While away from the site for the last year and a half, I spent much of my time investing in my Instagram account, Anime Pop Heart, which is now associated with Beneath the Tangles. We have a similar mission on that platform, though of course it’s more about the visual and less about the written word.
I have a co-administrator on Anime Pop Heart, Holly, who is sort of a disciplee of mine. Because her face is more front and center on the account, new followers often think they’re chatting with her when they comment or when they direct message us. I’m getting bombarded with messages from boys these days, all of whom seem to be interested in Holly; many are dipping their toes into the waters with their words, but some are plunging right in.
In fact, I would say lately I’ve been getting anywhere from two to five new messages each day from ********** (won’t use the word here that they’re known by). And to be completely honest, whether they’re casual or up-front, all the messages are annoying. They’re all frustrating. Like, STOP HITTING ON ME.
But this post isn’t about learning what it’s like to be a girl. It’s true that I got a glimpse into that life, and it is exasperating, but maybe what’s more horrifying isn’t realizing what Holly and so many have to go through, but it’s that those guys who are doing the message…those guys are me.
I grew up as the Internet was exploding, and my teenage years were full of a/s/loc (you’re not the first generation, my friends!) messages sent out in hopes of I don’t know what.

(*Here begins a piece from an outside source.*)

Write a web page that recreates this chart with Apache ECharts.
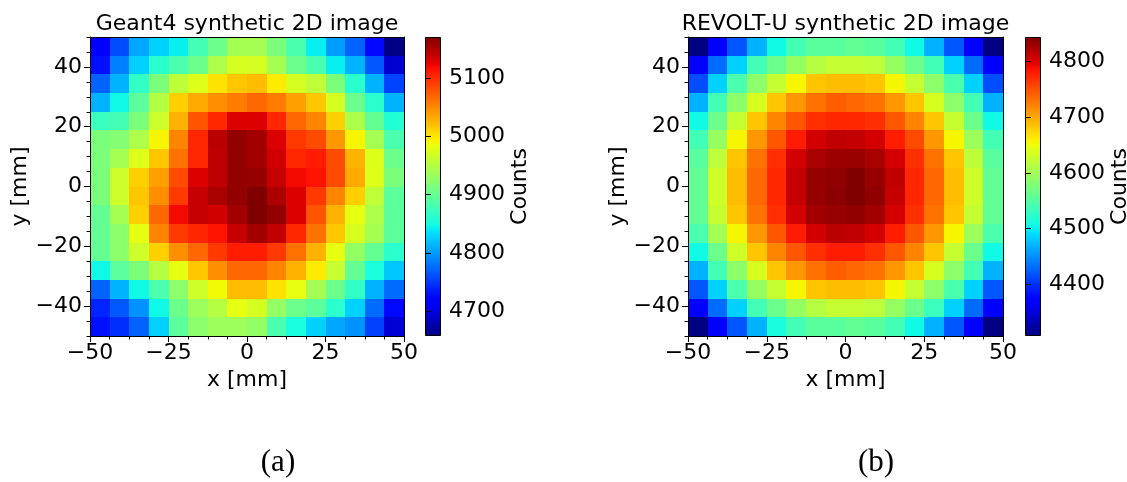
<!DOCTYPE html>
<html><head><meta charset="utf-8">
<script src="https://cdn.jsdelivr.net/npm/echarts@6/dist/echarts.min.js"></script>
<style>html,body{margin:0;padding:0;background:#fff}#c{width:1127px;height:482px}</style>
</head><body><div id="c"></div>
<script>
// ---------------- data ----------------
const xCenters = [-46.875, -40.625, -34.375, -28.125, -21.875, -15.625, -9.375, -3.125,
                  3.125, 9.375, 15.625, 21.875, 28.125, 34.375, 40.625, 46.875];
const yCenters = [46.875, 40.625, 34.375, 28.125, 21.875, 15.625, 9.375, 3.125,
                  -3.125, -9.375, -15.625, -21.875, -28.125, -34.375, -40.625, -46.875];

const geant4Rows = [
  [4719, 4760, 4806, 4827, 4842, 4878, 4904, 4940, 4940, 4914, 4883, 4842, 4801, 4771, 4725, 4660],
  [4730, 4786, 4827, 4863, 4883, 4904, 4945, 4970, 4970, 4940, 4904, 4883, 4842, 4812, 4766, 4694],
  [4771, 4812, 4868, 4914, 4955, 4975, 5001, 5016, 5022, 4996, 4970, 4955, 4914, 4863, 4812, 4755],
  [4812, 4847, 4894, 4950, 5011, 5032, 5047, 5057, 5068, 5057, 5037, 5016, 4970, 4904, 4863, 4812],
  [4873, 4878, 4914, 4965, 5027, 5078, 5103, 5129, 5129, 5103, 5068, 5052, 5011, 4945, 4899, 4858],
  [4914, 4919, 4945, 4991, 5052, 5103, 5144, 5162, 5155, 5129, 5093, 5083, 5042, 4991, 4940, 4883],
  [4914, 4940, 4975, 5016, 5062, 5103, 5142, 5162, 5155, 5134, 5103, 5109, 5083, 5027, 4975, 4904],
  [4914, 4965, 5011, 5037, 5083, 5129, 5142, 5162, 5160, 5139, 5119, 5114, 5083, 5032, 4975, 4914],
  [4914, 4965, 5016, 5047, 5093, 5139, 5152, 5162, 5170, 5150, 5129, 5093, 5052, 5011, 4955, 4894],
  [4899, 4940, 5011, 5068, 5119, 5139, 5134, 5155, 5170, 5162, 5129, 5078, 5027, 4981, 4945, 4894],
  [4899, 4924, 4981, 5052, 5093, 5103, 5114, 5139, 5155, 5142, 5103, 5062, 5016, 4970, 4940, 4894],
  [4899, 4924, 4965, 5011, 5047, 5068, 5093, 5109, 5109, 5093, 5062, 5027, 4981, 4929, 4899, 4863],
  [4847, 4894, 4914, 4950, 4981, 5016, 5047, 5068, 5068, 5052, 5027, 4996, 4960, 4899, 4853, 4822],
  [4771, 4812, 4847, 4883, 4924, 4965, 4988, 5022, 5022, 5001, 4981, 4940, 4904, 4868, 4812, 4776],
  [4740, 4766, 4796, 4847, 4904, 4934, 4950, 4981, 4970, 4929, 4904, 4894, 4863, 4827, 4776, 4725],
  [4730, 4745, 4771, 4827, 4894, 4924, 4934, 4934, 4929, 4883, 4853, 4827, 4806, 4796, 4755, 4696]
];

const revoltRows = [
  [4307, 4371, 4420, 4468, 4506, 4538, 4554, 4554, 4559, 4554, 4538, 4506, 4468, 4420, 4371, 4307],
  [4371, 4430, 4484, 4538, 4565, 4592, 4613, 4624, 4624, 4618, 4592, 4565, 4538, 4484, 4430, 4366],
  [4414, 4484, 4543, 4586, 4624, 4656, 4683, 4688, 4688, 4683, 4656, 4624, 4586, 4543, 4484, 4414],
  [4468, 4538, 4586, 4635, 4683, 4710, 4731, 4742, 4737, 4731, 4710, 4683, 4635, 4586, 4538, 4468],
  [4506, 4565, 4624, 4683, 4720, 4747, 4769, 4774, 4774, 4769, 4747, 4720, 4683, 4624, 4565, 4506],
  [4538, 4592, 4656, 4710, 4747, 4780, 4806, 4814, 4812, 4806, 4780, 4753, 4710, 4656, 4597, 4538],
  [4554, 4618, 4683, 4731, 4769, 4806, 4825, 4831, 4833, 4825, 4806, 4769, 4731, 4683, 4618, 4554],
  [4559, 4629, 4688, 4737, 4774, 4812, 4833, 4836, 4844, 4833, 4814, 4774, 4737, 4688, 4629, 4559],
  [4559, 4629, 4688, 4737, 4774, 4812, 4833, 4839, 4844, 4836, 4812, 4774, 4737, 4688, 4629, 4559],
  [4559, 4624, 4683, 4731, 4769, 4806, 4828, 4833, 4836, 4828, 4806, 4769, 4731, 4683, 4624, 4559],
  [4543, 4602, 4656, 4710, 4747, 4780, 4806, 4817, 4814, 4806, 4780, 4747, 4710, 4656, 4597, 4543],
  [4506, 4565, 4629, 4683, 4720, 4747, 4769, 4780, 4780, 4769, 4747, 4720, 4683, 4624, 4565, 4506],
  [4468, 4538, 4586, 4635, 4683, 4710, 4731, 4742, 4737, 4731, 4710, 4683, 4635, 4586, 4538, 4468],
  [4420, 4484, 4543, 4592, 4624, 4656, 4683, 4688, 4688, 4683, 4656, 4624, 4586, 4543, 4484, 4420],
  [4371, 4431, 4484, 4538, 4565, 4592, 4613, 4624, 4624, 4618, 4592, 4565, 4533, 4484, 4431, 4366],
  [4307, 4371, 4420, 4468, 4511, 4538, 4554, 4554, 4559, 4554, 4538, 4506, 4468, 4420, 4371, 4307]
];

const geant4Range = [4658, 5170];
const revoltRange = [4307, 4844];
const geant4CbTicks = [4700, 4800, 4900, 5000, 5100];
const revoltCbTicks = [4400, 4500, 4600, 4700, 4800];
const xExtent = [-50, 50];
const xInterval = 25;
const yExtent = [-50, 50];
const yMajorTicks = [-40, -20, 0, 20, 40];
const yMinorInterval = 5;
const titles = ['Geant4 synthetic 2D image', 'REVOLT-U synthetic 2D image'];
const captions = ['(a)', '(b)'];
const xName = 'x [mm]';
const yName = 'y [mm]';
const cbName = 'Counts';

// ---------------- jet colormap ----------------
const jetSeg = {
  r: [[0, 0], [0.35, 0], [0.66, 1], [0.89, 1], [1, 0.5]],
  g: [[0, 0], [0.125, 0], [0.375, 1], [0.64, 1], [0.91, 0], [1, 0]],
  b: [[0, 0.5], [0.11, 1], [0.34, 1], [0.65, 0], [1, 0]]
};
function segVal(s, t) {
  for (let i = 1; i < s.length; i++) {
    if (t <= s[i][0]) {
      const a = s[i - 1], b = s[i];
      return a[1] + (b[1] - a[1]) * (t - a[0]) / (b[0] - a[0]);
    }
  }
  return s[s.length - 1][1];
}
function jet(t) {
  const r = Math.round(255 * segVal(jetSeg.r, t));
  const g = Math.round(255 * segVal(jetSeg.g, t));
  const b = Math.round(255 * segVal(jetSeg.b, t));
  return 'rgb(' + r + ',' + g + ',' + b + ')';
}
const NC = 129;
const jetColors = [];
const jetStops = [];
for (let i = 0; i < NC; i++) {
  const t = i / (NC - 1);
  jetColors.push(jet(t));
  jetStops.push({offset: t, color: jet(t)});
}

// ---------------- build ----------------
function toCells(rows) {
  const out = [];
  rows.forEach((row, j) => row.forEach((v, i) => out.push([xCenters[i], yCenters[j], v])));
  return out;
}
const halfW = (xCenters[1] - xCenters[0]) / 2;
const halfH = (yCenters[0] - yCenters[1]) / 2;

function cellRender(params, api) {
  const x = api.value(0), y = api.value(1);
  const p0 = api.coord([x - halfW, y + halfH]);
  const p1 = api.coord([x + halfW, y - halfH]);
  const x0 = Math.round(p0[0]), y0 = Math.round(p0[1]);
  const x1 = Math.round(p1[0]), y1 = Math.round(p1[1]);
  return {type: 'rect', shape: {x: x0, y: y0, width: x1 - x0, height: y1 - y0},
          style: {fill: api.visual('color')}};
}
function cbRender(params, api) {
  const p0 = api.coord([api.value(0), api.value(3)]);
  const p1 = api.coord([api.value(2), api.value(1)]);
  const x0 = Math.round(p0[0]) + 0.5, y0 = Math.round(p0[1]) + 0.5;
  const x1 = Math.round(p1[0]) - 0.5, y1 = Math.round(p1[1]) - 0.5;
  return {type: 'rect', shape: {x: x0, y: y0, width: x1 - x0, height: y1 - y0},
          style: {fill: new echarts.graphic.LinearGradient(0, 1, 0, 0, jetStops), stroke: '#000', lineWidth: 1}};
}

const FONT = 'DejaVu Sans';
const FS = 22;
const fmt = v => (v < 0 ? '\u2212' + (-v) : String(v));
const black = {color: '#000', width: 1};

function gridOpt(left, width) {
  return {left: left, top: 37, width: width, height: 299, outerBoundsMode: 'none', containLabel: false};
}
const grids = [gridOpt(90, 314), gridOpt(425, 16), gridOpt(688, 315), gridOpt(1025, 16)];

function mainX(g) {
  return {gridIndex: g, type: 'value', position: 'bottom', min: xExtent[0], max: xExtent[1], interval: xInterval, z: 5,
    axisLine: {show: true, onZero: false, lineStyle: black},
    axisTick: {show: true, length: 6, lineStyle: black},
    minorTick: {show: true, splitNumber: 4, length: 3.5, lineStyle: black},
    splitLine: {show: false}, minorSplitLine: {show: false},
    axisLabel: {show: true, color: '#000', fontSize: FS, fontFamily: FONT, margin: 6, formatter: fmt},
    name: xName, nameLocation: 'middle', nameGap: 32,
    nameTextStyle: {color: '#000', fontSize: FS, fontFamily: FONT}};
}
function topX(g) {
  return {gridIndex: g, type: 'value', position: 'top', min: xExtent[0], max: xExtent[1], z: 5,
    axisLine: {show: true, onZero: false, lineStyle: black}, axisTick: {show: false},
    axisLabel: {show: false}, splitLine: {show: false}};
}
function cbX(g) {
  return {gridIndex: g, type: 'value', min: 0, max: 1, show: false};
}
function mainY(g) {
  return {gridIndex: g, type: 'value', position: 'left', min: yExtent[0], max: yExtent[1], z: 5,
    axisLine: {show: true, onZero: false, lineStyle: black},
    axisTick: {show: true, length: 6, lineStyle: black, customValues: yMajorTicks},
    splitLine: {show: false},
    axisLabel: {show: true, color: '#000', fontSize: FS, fontFamily: FONT, margin: 8, formatter: fmt, customValues: yMajorTicks},
    name: yName, nameLocation: 'middle', nameGap: 57,
    nameTextStyle: {color: '#000', fontSize: FS, fontFamily: FONT}};
}
function minorY(g) {
  return {gridIndex: g, type: 'value', position: 'left', offset: 0, min: yExtent[0], max: yExtent[1], interval: yMinorInterval, z: 5,
    axisLine: {show: false, onZero: false},
    axisTick: {show: true, length: 3.5, lineStyle: black},
    axisLabel: {show: false}, splitLine: {show: false}};
}
function rightY(g) {
  return {gridIndex: g, type: 'value', position: 'right', min: yExtent[0], max: yExtent[1], z: 5,
    axisLine: {show: true, onZero: false, lineStyle: black}, axisTick: {show: false},
    axisLabel: {show: false}, splitLine: {show: false}};
}
function cbY(g, range, ticks) {
  return {gridIndex: g, type: 'value', position: 'right', min: range[0], max: range[1], z: 5,
    axisLine: {show: false},
    axisTick: {show: true, length: 6, lineStyle: black, customValues: ticks},
    splitLine: {show: false},
    axisLabel: {show: true, color: '#000', fontSize: FS, fontFamily: FONT, margin: 8, formatter: v => String(v), customValues: ticks},
    name: cbName, nameLocation: 'middle', nameGap: 59,
    nameTextStyle: {color: '#000', fontSize: FS, fontFamily: FONT}};
}

const option = {
  animation: false,
  backgroundColor: '#fff',
  textStyle: {fontFamily: FONT},
  grid: grids,
  xAxis: [mainX(0), topX(0), cbX(1), mainX(2), topX(2), cbX(3)],
  yAxis: [mainY(0), minorY(0), rightY(0), cbY(1, geant4Range, geant4CbTicks),
          mainY(2), minorY(2), rightY(2), cbY(3, revoltRange, revoltCbTicks)],
  visualMap: [
    {type: 'continuous', show: false, seriesIndex: 0, dimension: 2,
     min: geant4Range[0], max: geant4Range[1], inRange: {color: jetColors}},
    {type: 'continuous', show: false, seriesIndex: 2, dimension: 2,
     min: revoltRange[0], max: revoltRange[1], inRange: {color: jetColors}}
  ],
  series: [
    {type: 'custom', xAxisIndex: 0, yAxisIndex: 0, z: 1, renderItem: cellRender,
     encode: {x: 0, y: 1}, data: toCells(geant4Rows), silent: true},
    {type: 'custom', xAxisIndex: 2, yAxisIndex: 3, z: 1, renderItem: cbRender,
     encode: {x: [0, 2], y: [1, 3]}, data: [[0, geant4Range[0], 1, geant4Range[1]]], silent: true},
    {type: 'custom', xAxisIndex: 3, yAxisIndex: 4, z: 1, renderItem: cellRender,
     encode: {x: 0, y: 1}, data: toCells(revoltRows), silent: true},
    {type: 'custom', xAxisIndex: 5, yAxisIndex: 7, z: 1, renderItem: cbRender,
     encode: {x: [0, 2], y: [1, 3]}, data: [[0, revoltRange[0], 1, revoltRange[1]]], silent: true}
  ],
  graphic: [
    {type: 'text', x: 247, y: 24, style: {text: titles[0], fill: '#000', font: FS + 'px "' + FONT + '"', textAlign: 'center', textVerticalAlign: 'middle'}},
    {type: 'text', x: 845.5, y: 24, style: {text: titles[1], fill: '#000', font: FS + 'px "' + FONT + '"', textAlign: 'center', textVerticalAlign: 'middle'}},
    {type: 'text', x: 278, y: 463, style: {text: captions[0], fill: '#000', font: '31px "Liberation Serif"', textAlign: 'center', textVerticalAlign: 'middle'}},
    {type: 'text', x: 876, y: 463, style: {text: captions[1], fill: '#000', font: '31px "Liberation Serif"', textAlign: 'center', textVerticalAlign: 'middle'}}
  ]
};

const chart = echarts.init(document.getElementById('c'), null, {renderer: 'canvas'});
chart.setOption(option);
</script>
</body></html>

I wasn’t thinking of anybody but myself at the time, much less about girls who absolutely didn’t want to be bothered by random, gross guys.
Through Instagram, I’ve now been “blessed” enough to be on the other side of the coin for a little bit, to see how my selfishness and ugly desires can affect others. It can bother them, scare them, and demean them – after all, it’s weird to realize that I’m nothing more than a piece of meat to these guys who aren’t even engaged enough to realize that they might be writing a guy instead of a girl! My hope is that when I get an experience like this, even if it points at something I did in the past, that I’ll take it and use it for the future. I want to move forward with what I’ve learned, which in this case is this: empathy isn’t literally walking in someone else’s shoes – it’s never having walked in their shoes, but understanding and loving them just the same. Even if they’re *********.